Henry J. Kelley (1926-1988) was Christopher C. Kraft Professor of Aerospace and Ocean Engineering at the Virginia Polytechnic Institute. He produced major contributions to control theory, especially in aeronautical engineering and flight optimization.

In 1948, he received a Bachelor of Science from NYU in aeronautical engineering, and began to work for Grumman Aircraft in the same year. His studies continued as a part-time student leading
to a Master of Science in mathematics (1951) and to the Sc.D. in aeronautical
engineering (1958). In 1963, he left Grumman (as Assistant Chief of the
Research Department) and founded Analytical Mechanics Associates with two partners. In 1978, he became a professor in the Aerospace and Ocean Engineering Department at the Virginia Polytechnic Institute.

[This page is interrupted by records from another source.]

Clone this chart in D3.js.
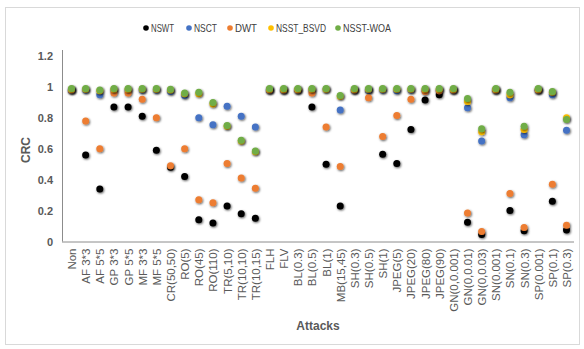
<!DOCTYPE html>
<html>
<head>
<meta charset="utf-8">
<script src="https://cdn.jsdelivr.net/npm/d3@7"></script>
<style>
  html, body { margin: 0; padding: 0; background: #fff; }
  svg { display: block; }
  text { font-family: "Liberation Sans", Arial, sans-serif; }
</style>
</head>
<body>
<svg id="chart" width="584" height="349"></svg>
<script>
// Attack conditions along the x axis
const categories = [
  "Non", "AF 3*3", "AF 5*5", "GP 3*3", "GP 5*5", "MF 3*3", "MF 5*5", "CR(50,50)",
  "RO(5)", "RO(45)", "RO(110)", "TR(5,10)", "TR(10,10)", "TR(10,15)", "FLH", "FLV",
  "BL(0.3)", "BL(0.5)", "BL(1)", "MB(15,45)", "SH(0.3)", "SH(0.5)", "SH(1)",
  "JPEG(5)", "JPEG(20)", "JPEG(80)", "JPEG(90)", "GN(0,0.001)", "GN(0,0.01)",
  "GN(0,0.03)", "SN(0.001)", "SN(0.1)", "SN(0.3)", "SP(0.001)", "SP(0.1)", "SP(0.3)"
];

// CRC per method, one value per attack
const nswt = [0.98, 0.56, 0.34, 0.87, 0.87, 0.81, 0.59, 0.48, 0.42, 0.14, 0.12, 0.23, 0.18, 0.15, 0.98, 0.98,
  0.98, 0.87, 0.50, 0.23, 0.98, 0.98, 0.565, 0.505, 0.725, 0.915, 0.95, 0.98, 0.125, 0.045, 0.98, 0.20, 0.07,
  0.98, 0.26, 0.075];
const nsct = [0.98, 0.98, 0.95, 0.98, 0.98, 0.98, 0.98, 0.97, 0.945, 0.80, 0.755, 0.875, 0.81, 0.74, 0.98, 0.98,
  0.98, 0.98, 0.985, 0.85, 0.98, 0.98, 0.98, 0.975, 0.98, 0.98, 0.98, 0.98, 0.865, 0.65, 0.98, 0.93, 0.69,
  0.98, 0.95, 0.72];
const dwt = [0.98, 0.78, 0.60, 0.96, 0.96, 0.92, 0.80, 0.49, 0.60, 0.27, 0.25, 0.505, 0.41, 0.345, 0.98, 0.98,
  0.98, 0.96, 0.74, 0.485, 0.98, 0.93, 0.68, 0.815, 0.92, 0.97, 0.975, 0.98, 0.185, 0.065, 0.98, 0.31, 0.09,
  0.98, 0.37, 0.105];
const nsstBsvd = [0.985, 0.985, 0.975, 0.985, 0.985, 0.985, 0.985, 0.98, 0.955, 0.955, 0.89, 0.745, 0.65, 0.58, 0.985, 0.985,
  0.985, 0.985, 0.985, 0.94, 0.985, 0.985, 0.985, 0.985, 0.985, 0.985, 0.985, 0.985, 0.905, 0.71, 0.985, 0.95, 0.725,
  0.985, 0.965, 0.80];
const nsstWoa = [0.99, 0.99, 0.98, 0.99, 0.99, 0.99, 0.99, 0.985, 0.96, 0.965, 0.90, 0.75, 0.655, 0.585, 0.99, 0.99,
  0.99, 0.99, 0.99, 0.945, 0.99, 0.99, 0.99, 0.99, 0.99, 0.99, 0.99, 0.99, 0.925, 0.73, 0.99, 0.965, 0.745,
  0.99, 0.97, 0.79];

const yTicks = [0, 0.2, 0.4, 0.6, 0.8, 1, 1.2];

const series = [
  { name: "NSWT", values: nswt, color: "#000000" },
  { name: "NSCT", values: nsct, color: "#4472C4" },
  { name: "DWT", values: dwt, color: "#ED7D31" },
  { name: "NSST_BSVD", values: nsstBsvd, color: "#FFC000" },
  { name: "NSST-WOA", values: nsstWoa, color: "#70AD47" }
];

const svg = d3.select("#chart");

// soft drop shadow under each marker
const defs = svg.append("defs");
const f = defs.append("filter").attr("id", "shadow")
  .attr("x", "-100%").attr("y", "-100%").attr("width", "300%").attr("height", "300%");
f.append("feDropShadow").attr("dx", 0.8).attr("dy", 1).attr("stdDeviation", 1.3)
  .attr("flood-color", "#000").attr("flood-opacity", 0.65);

// outer frame
svg.append("rect").attr("x", 5.5).attr("y", 7.5).attr("width", 574).attr("height", 337)
  .attr("fill", "none").attr("stroke", "#d9d9d9");

const plotLeft = 62, plotRight = 574, plotTop = 56, plotBottom = 241.5;

const x = d3.scalePoint().domain(categories).range([71.5, 566.5]);
const y = d3.scaleLinear().domain([0, 1.2]).range([plotBottom, plotTop]);

// y axis
const yAxis = svg.append("g").attr("transform", `translate(${plotLeft},0)`)
  .call(d3.axisLeft(y).tickValues(yTicks).tickSize(0).tickPadding(9)
    .tickFormat(d => d === 0 ? "0" : String(d)));
yAxis.select(".domain").attr("stroke", "#8c8c8c").attr("d", `M0.5,${plotTop - 6}V${plotBottom}`);
yAxis.selectAll("text").attr("fill", "#595959").attr("font-size", 11).attr("font-weight", "bold");

// x axis
const xAxis = svg.append("g").attr("transform", `translate(0,${plotBottom})`)
  .call(d3.axisBottom(x).tickSize(0));
xAxis.select(".domain").attr("stroke", "#8c8c8c").attr("d", `M${plotLeft},0.5H${plotRight}`);
xAxis.selectAll("text")
  .attr("fill", "#595959").attr("font-size", 11.5)
  .attr("text-anchor", "end")
  .attr("transform", "rotate(-90)")
  .attr("x", -7).attr("y", 0).attr("dy", "0.35em");

// markers, first series at the bottom
series.forEach(s => {
  svg.append("g").attr("filter", "url(#shadow)")
    .selectAll("circle").data(s.values).join("circle")
    .attr("cx", (d, i) => x(categories[i]))
    .attr("cy", d => y(d))
    .attr("r", 3.5)
    .attr("fill", s.color);
});

// axis titles
svg.append("text").attr("x", 318).attr("y", 330).attr("text-anchor", "middle")
  .attr("font-size", 12).attr("font-weight", "bold").attr("fill", "#595959").text("Attacks");
svg.append("text").attr("transform", "translate(30,150) rotate(-90)").attr("text-anchor", "middle")
  .attr("font-size", 12).attr("font-weight", "bold").attr("fill", "#595959").text("CRC");

// legend: marker x position and label width for each entry
const legendX = [146, 189, 230, 271, 338];
const legendW = [23, 23, 22, 50, 48];
const legend = svg.append("g");
series.forEach((s, i) => {
  const g = legend.append("g").attr("transform", `translate(${legendX[i]},28)`);
  g.append("circle").attr("r", 2.8).attr("fill", s.color);
  g.append("text").attr("x", 5).attr("dy", "0.35em").attr("font-size", 10.5)
    .attr("textLength", legendW[i]).attr("lengthAdjust", "spacingAndGlyphs")
    .attr("fill", "#404040").text(s.name);
});
</script>
</body>
</html>
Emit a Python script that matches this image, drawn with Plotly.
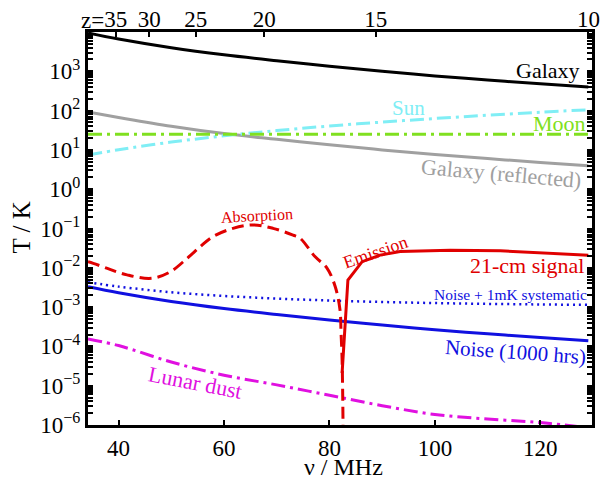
import plotly.graph_objects as go

# ---------------- data ----------------
nu = [34.2, 40, 50, 60, 70, 80, 90, 100, 110, 120, 129.1]
galaxy = [9440, 6620, 3980, 2630, 1860, 1350, 998, 764, 598, 480, 398]
galaxy_reflected = [92, 67, 40, 26, 18.6, 13.5, 10, 7.6, 6.0, 4.8, 3.95]
sun = [7.4, 10.1, 15.8, 22.8, 31, 40.5, 51, 63, 76.5, 91, 105]
moon = [25, 25, 25, 25, 25, 25, 25, 25, 25, 25, 25]
noise = [3.3e-3, 2.32e-3, 1.39e-3, 9.2e-4, 6.5e-4, 4.7e-4, 3.5e-4, 2.67e-4, 2.09e-4, 1.68e-4, 1.4e-4]
noise_sys = [4.3e-3, 3.32e-3, 2.39e-3, 1.92e-3, 1.65e-3, 1.47e-3, 1.35e-3, 1.267e-3, 1.209e-3, 1.168e-3, 1.14e-3]
lunar_dust = [1.55e-4, 1.05e-4, 4.0e-5, 1.85e-5, 1.05e-5, 5.7e-6, 3.1e-6, 1.85e-6, 1.42e-6, 1.15e-6, 8.5e-7]

abs_nu = [34.2, 35.2, 38.0, 41.6, 46.3, 49.8, 53.0, 55.5, 57.9, 61.7, 65.5, 69.3, 73.1, 74.4, 77.3, 79.5, 81.1, 82.0, 82.2, 82.4, 82.6]
abs_T = [0.0142, 0.013, 0.0095, 0.0066, 0.0054, 0.0079, 0.0174, 0.0345, 0.062, 0.101, 0.123, 0.101, 0.068, 0.057, 0.019, 0.010, 0.0033, 8.5e-4, 2.2e-4, 4.5e-5, 5e-7]
em_nu = [82.4, 83.5, 86.2, 89.6, 93.4, 102.9, 112.4, 120, 129.1]
em_T = [2.1e-5, 0.0049, 0.0143, 0.021, 0.026, 0.028, 0.027, 0.024, 0.021]

x_ticks = [40, 60, 80, 100, 120]
y_exps = [-6, -5, -4, -3, -2, -1, 0, 1, 2, 3]
z_ticks = [35, 30, 25, 20, 15, 10]

FONT = "Liberation Serif, Times New Roman, serif"
X_RANGE = [34.2, 129.8]

fig = go.Figure()

def add(x, y, color, width=3, dash="solid", shape="spline"):
    fig.add_trace(go.Scatter(x=x, y=y, mode="lines",
                             line=dict(color=color, width=width, dash=dash, shape=shape),
                             hoverinfo="skip"))

add(nu, galaxy, "black")
add(nu, galaxy_reflected, "#a0a0a0")
add(nu, sun, "#80eef5", dash="14px,5px,3px,5px")
add(nu, moon, "#80e020", dash="14px,5px,3px,5px", shape="linear")
add(nu, noise_sys, "#1010e0", width=2.5, dash="2px,4px")
add(nu, noise, "#1010e0")
add(nu, lunar_dust, "#e010e0", dash="14px,5px,3px,5px")
add(abs_nu, abs_T, "#e00000", dash="12px,6px")
add(em_nu, em_T, "#e00000", shape="linear")

# invisible trace for the top redshift axis
fig.add_trace(go.Scatter(x=[], y=[], xaxis="x2", mode="lines", showlegend=False))

def sup(e):
    s = str(e).replace("-", "\u2212")
    return "10<sup>" + s + "</sup>"

minor_vals = []
for e in range(-6, 4):
    for m in range(2, 10):
        minor_vals.append(m * 10 ** e)

fig.update_layout(
    width=606, height=479,
    margin=dict(l=88, r=14, t=32, b=54, autoexpand=False),
    paper_bgcolor="white", plot_bgcolor="white",
    showlegend=False,
    font=dict(family=FONT, color="black", size=22),
    xaxis=dict(range=X_RANGE, showgrid=False, zeroline=False, automargin=False,
               showline=True, linecolor="black", linewidth=3, mirror=True,
               ticks="inside", ticklen=5, tickwidth=2, tickcolor="black",
               tickmode="array", tickvals=x_ticks,
               ticktext=[str(v) for v in x_ticks],
               tickfont=dict(size=23, family=FONT)),
    xaxis2=dict(range=X_RANGE, overlaying="x", side="top", showgrid=False, zeroline=False,
                automargin=False, ticklabelstandoff=-7,
                showline=True, linecolor="black", linewidth=3,
                ticks="inside", ticklen=5, tickwidth=2, tickcolor="black",
                tickmode="array", tickvals=[1420.4 / (1 + z) for z in z_ticks],
                ticktext=[str(z) for z in z_ticks],
                tickfont=dict(size=23, family=FONT)),
    yaxis=dict(type="log", range=[-6, 4], showgrid=False, zeroline=False, automargin=False,
               showline=True, linecolor="black", linewidth=3, mirror="allticks",
               ticks="inside", ticklen=5, tickwidth=2, tickcolor="black",
               tickmode="array", tickvals=[10 ** e for e in y_exps],
               ticktext=[sup(e) for e in y_exps],
               tickfont=dict(size=23, family=FONT),
               minor=dict(tickmode="array", tickvals=minor_vals, ticks="inside",
                          ticklen=3, tickwidth=1.5, tickcolor="black", showgrid=False)),
)

def ann(text, x, ly, color, size, angle=0):
    fig.add_annotation(x=x, y=ly, text=text, showarrow=False, textangle=angle,
                       font=dict(family=FONT, size=size, color=color),
                       xanchor="center", yanchor="middle")

ann("Galaxy", 121.5, 3.03, "black", 22)
ann("Sun", 94.9, 2.07, "#80eef5", 21)
ann("Moon", 123.7, 1.68, "#80e020", 22)
ann("Galaxy (reflected)", 112.7, 0.41, "#a0a0a0", 22, 5)
ann("Absorption", 66.3, -0.68, "#e00000", 16, -3)
ann("Emission", 88.8, -1.60, "#e00000", 18, -19)
ann("21-cm signal", 117.5, -1.93, "#e00000", 22)
ann("Noise + 1mK systematic", 114.3, -2.69, "#1010e0", 15.5)
ann("Noise (1000 hrs)", 115.2, -4.14, "#1010e0", 21, 4)
ann("Lunar dust", 54.5, -4.91, "#e010e0", 22, 11)

# axis titles and the "z=" prefix of the top axis
fig.add_annotation(xref="paper", yref="paper", x=0.0357, y=1.0305, text="z=",
                   showarrow=False, xanchor="right", yanchor="middle",
                   font=dict(family=FONT, size=23, color="black"))
fig.add_annotation(xref="paper", yref="paper", x=0.506, y=-0.106, text="\u03bd / MHz",
                   showarrow=False, xanchor="center", yanchor="middle",
                   font=dict(family=FONT, size=24, color="black"))
fig.add_annotation(xref="paper", yref="paper", x=-0.131, y=0.5025, text="T / K",
                   showarrow=False, xanchor="center", yanchor="middle", textangle=-90,
                   font=dict(family=FONT, size=25, color="black"))

fig.write_html("out.html", config={"displayModeBar": False},
               post_script="document.body.style.margin='0';document.body.style.overflow='hidden';")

His paper on "Gradient Theory of Optimal Flight Paths" (1960) is considered a major contribution to the field. In the context of control theory, Kelley derived basics of backpropagation, now widely used for machine learning and artificial neural networks.

Kelley received NYU's Founder's Day Award in 1959, the IAS New York Section Award in 1961, the AIAA Guidance and Control of Flight Award in 1973, and the AIAA Pendray Aerospace Literature Award in 1979. He was a Fellow of the AIAA, and member of the AAS, the IEEE and SIAM, and founder and first chairman of IFAC's Mathematics of Control Committee.